• Managing Despair While Sustaining Hope

    Personal Stories

     

     

    Guest post by breast cancer survivor, Kate Sommer.

    It’s been a long four months. No, it’s been a long three years since discovering, after 23 years of survival, that I have metastatic breast cancer (MBC).

    In April, weeks after finishing another round of chemo, we received the delightful news that our only daughter was engaged and planned a May 2014 wedding. My immediate thought was, “Will I still be here?” By late May, I knew something was awry with increased stomach pains and discomfort. The metastasis in my liver was active again and I began yet another treatment protocol.

    I reacted violently to the first round of Abraxane (a powerful chemotherapy) and landed in the hospital for eight days. My stomach swelled with 25 lbs. of fluid, while my liver fought both the cancer and the Abraxane. My small bowel also shut down in reaction to what was happening to the liver. Both caused tremendous pressure, pain and discomfort. With a compromised body, the recovery was slow and sometimes arduous, but I slowly got back on a routine of healthy eating, exercise and guided imagery. But I was so preoccupied with the physical symptoms and side effects, that I neglected my psyche and emotional self. I am a hopeful person by nature and a fixer, and I utilize both as a breast cancer survivor, but I unwittingly allowed the subtle signs of despair to creep into my thinking.

    Then I went to lunch with one of my dearest and wisest friends. The conversation rolled around to how I was doing, and with her, the question wasn’t directed towards the physical me, but the whole me—my overall wellbeing. She detected the subtle shift rising in me and asked that rather than focusing on how this treatment was causing me to suffer that I instead consider saying to myself, “Why not remission with Abraxane?” She suggested that I allow myself to feel that possibility, that this treatment could help and let it rewrite the script that had been formalizing in my head—a draft influenced by despair, not hope. It was the jolt I needed. Openly talking about despair allowed release.

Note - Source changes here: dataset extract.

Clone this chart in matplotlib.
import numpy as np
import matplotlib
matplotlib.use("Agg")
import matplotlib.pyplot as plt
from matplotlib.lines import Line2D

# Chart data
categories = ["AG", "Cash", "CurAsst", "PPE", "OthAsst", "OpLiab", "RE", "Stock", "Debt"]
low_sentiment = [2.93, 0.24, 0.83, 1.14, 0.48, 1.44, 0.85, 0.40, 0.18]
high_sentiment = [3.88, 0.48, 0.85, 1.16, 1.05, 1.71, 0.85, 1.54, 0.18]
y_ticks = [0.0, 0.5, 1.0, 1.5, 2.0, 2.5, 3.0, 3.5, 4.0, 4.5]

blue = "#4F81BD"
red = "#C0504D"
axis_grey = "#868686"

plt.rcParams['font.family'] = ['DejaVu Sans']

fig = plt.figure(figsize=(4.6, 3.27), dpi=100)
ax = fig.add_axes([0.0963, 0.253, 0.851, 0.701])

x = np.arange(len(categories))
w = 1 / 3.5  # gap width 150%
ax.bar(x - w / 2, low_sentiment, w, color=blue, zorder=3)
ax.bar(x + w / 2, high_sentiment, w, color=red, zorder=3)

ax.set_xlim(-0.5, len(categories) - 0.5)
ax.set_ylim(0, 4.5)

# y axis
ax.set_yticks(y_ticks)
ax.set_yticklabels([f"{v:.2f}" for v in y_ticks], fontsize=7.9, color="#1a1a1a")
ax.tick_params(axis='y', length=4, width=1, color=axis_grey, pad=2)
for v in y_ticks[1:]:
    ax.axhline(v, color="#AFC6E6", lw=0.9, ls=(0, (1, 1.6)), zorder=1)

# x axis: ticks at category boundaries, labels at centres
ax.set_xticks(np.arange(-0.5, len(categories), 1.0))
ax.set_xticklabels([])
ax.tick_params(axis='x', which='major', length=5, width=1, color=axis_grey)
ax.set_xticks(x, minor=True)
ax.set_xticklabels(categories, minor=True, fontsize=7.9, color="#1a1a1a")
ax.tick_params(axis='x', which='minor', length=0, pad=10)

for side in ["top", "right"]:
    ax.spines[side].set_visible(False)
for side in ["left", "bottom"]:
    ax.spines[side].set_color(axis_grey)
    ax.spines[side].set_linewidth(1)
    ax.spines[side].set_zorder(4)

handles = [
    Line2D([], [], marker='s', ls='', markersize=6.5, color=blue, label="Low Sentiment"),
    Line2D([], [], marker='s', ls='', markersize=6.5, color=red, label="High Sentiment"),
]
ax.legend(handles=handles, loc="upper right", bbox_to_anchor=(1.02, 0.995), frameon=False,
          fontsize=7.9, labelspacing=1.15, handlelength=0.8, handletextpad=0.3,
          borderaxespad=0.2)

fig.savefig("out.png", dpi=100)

    So why am I reluctant to share despair with others? If I am honest with myself, another reason why I overlooked those signs is because I have elevated suppression to an art form over the years. My daughter was five and my son 11 months, when I was initially diagnosed. They were literally brought up with the reality of breast cancer. I couldn’t bear the thought of my children without a mother then, and I still can’t today. I became masterful at protecting them. Those little ones are now 27 and 31 and I am still “protecting” them, and maybe it’s time to let them support and protect me when darkening despair overshadows my thoughts. I do know what it’s like to express despair, and how cathartic that can be. Other than my lunch friend and a few close girlfriends, my incredibly loving husband comforts me when I let him, but, I still worry about his feelings, and will hold back with him as well. Could my suppression be doing harm to the ones I love most? To whom do they release their own despair? Two questions to begin a dialogue.

    Maybe the lesson here is that I/we need to risk sharing all of our feelings with our loved ones and trusted confidants. MBC can be an abyss of despair to fall into—as we live with uncertainty and the big unknown. If I am living my authentic self, then I need to release the bad and the ugly, so I can dwell in the good.